>> Begin

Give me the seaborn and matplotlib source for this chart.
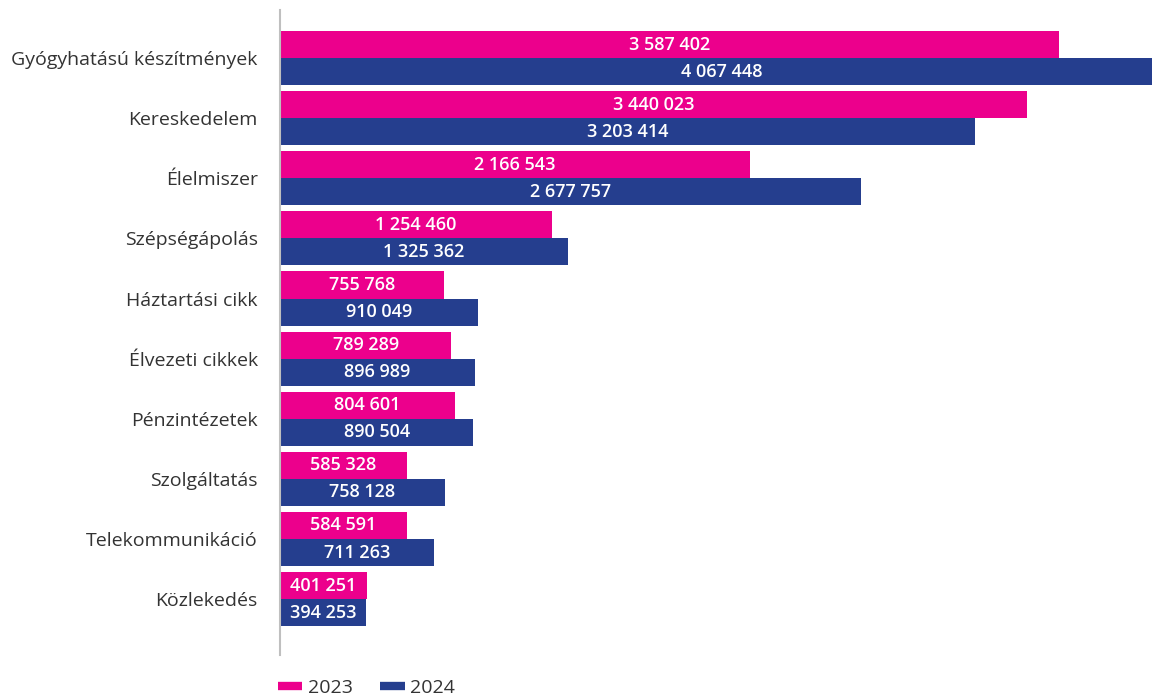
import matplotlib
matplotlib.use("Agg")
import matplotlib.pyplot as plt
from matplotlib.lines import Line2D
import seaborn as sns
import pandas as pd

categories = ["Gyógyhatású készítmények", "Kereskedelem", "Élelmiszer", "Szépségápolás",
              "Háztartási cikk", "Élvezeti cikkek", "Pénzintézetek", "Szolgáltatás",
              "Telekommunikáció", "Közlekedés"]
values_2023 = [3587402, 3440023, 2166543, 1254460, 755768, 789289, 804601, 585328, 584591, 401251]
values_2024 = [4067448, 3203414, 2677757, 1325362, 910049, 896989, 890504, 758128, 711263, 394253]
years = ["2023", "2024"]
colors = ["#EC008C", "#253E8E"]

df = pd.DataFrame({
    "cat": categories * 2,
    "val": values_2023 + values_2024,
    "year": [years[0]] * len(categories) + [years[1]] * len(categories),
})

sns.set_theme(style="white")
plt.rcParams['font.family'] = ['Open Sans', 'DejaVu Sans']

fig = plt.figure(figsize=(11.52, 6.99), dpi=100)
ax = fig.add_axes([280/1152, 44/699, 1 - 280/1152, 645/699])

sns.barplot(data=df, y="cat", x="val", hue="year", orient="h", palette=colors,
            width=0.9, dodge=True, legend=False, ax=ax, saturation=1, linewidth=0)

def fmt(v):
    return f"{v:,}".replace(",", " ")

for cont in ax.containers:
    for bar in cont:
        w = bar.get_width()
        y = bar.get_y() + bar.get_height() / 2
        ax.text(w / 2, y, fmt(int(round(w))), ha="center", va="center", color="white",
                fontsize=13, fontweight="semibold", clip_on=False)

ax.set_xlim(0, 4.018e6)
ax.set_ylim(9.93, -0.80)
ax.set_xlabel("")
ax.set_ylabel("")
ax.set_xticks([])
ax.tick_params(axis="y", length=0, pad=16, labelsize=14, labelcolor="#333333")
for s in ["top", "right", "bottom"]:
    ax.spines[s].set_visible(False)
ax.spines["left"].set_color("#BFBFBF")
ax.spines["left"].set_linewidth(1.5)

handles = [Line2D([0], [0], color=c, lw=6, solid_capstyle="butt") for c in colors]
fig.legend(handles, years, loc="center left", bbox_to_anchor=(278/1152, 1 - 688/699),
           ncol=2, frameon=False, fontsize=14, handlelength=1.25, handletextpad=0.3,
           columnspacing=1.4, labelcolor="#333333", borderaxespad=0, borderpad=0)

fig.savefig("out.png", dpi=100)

>> End
>> Begin

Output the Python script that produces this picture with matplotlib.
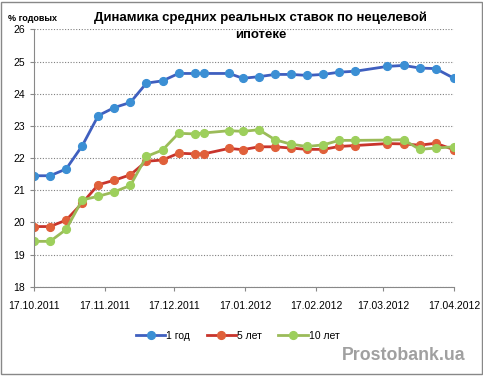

>> End

- _Task to complete_
Out of the records above, set down only the lines from the one that contains "Give me the" through the one that contains "import pandas as pd", unchanged and without the pictures.

- _Solved exercise_
Give me the seaborn and matplotlib source for this chart.
import matplotlib
matplotlib.use("Agg")
import matplotlib.pyplot as plt
from matplotlib.lines import Line2D
import seaborn as sns
import pandas as pd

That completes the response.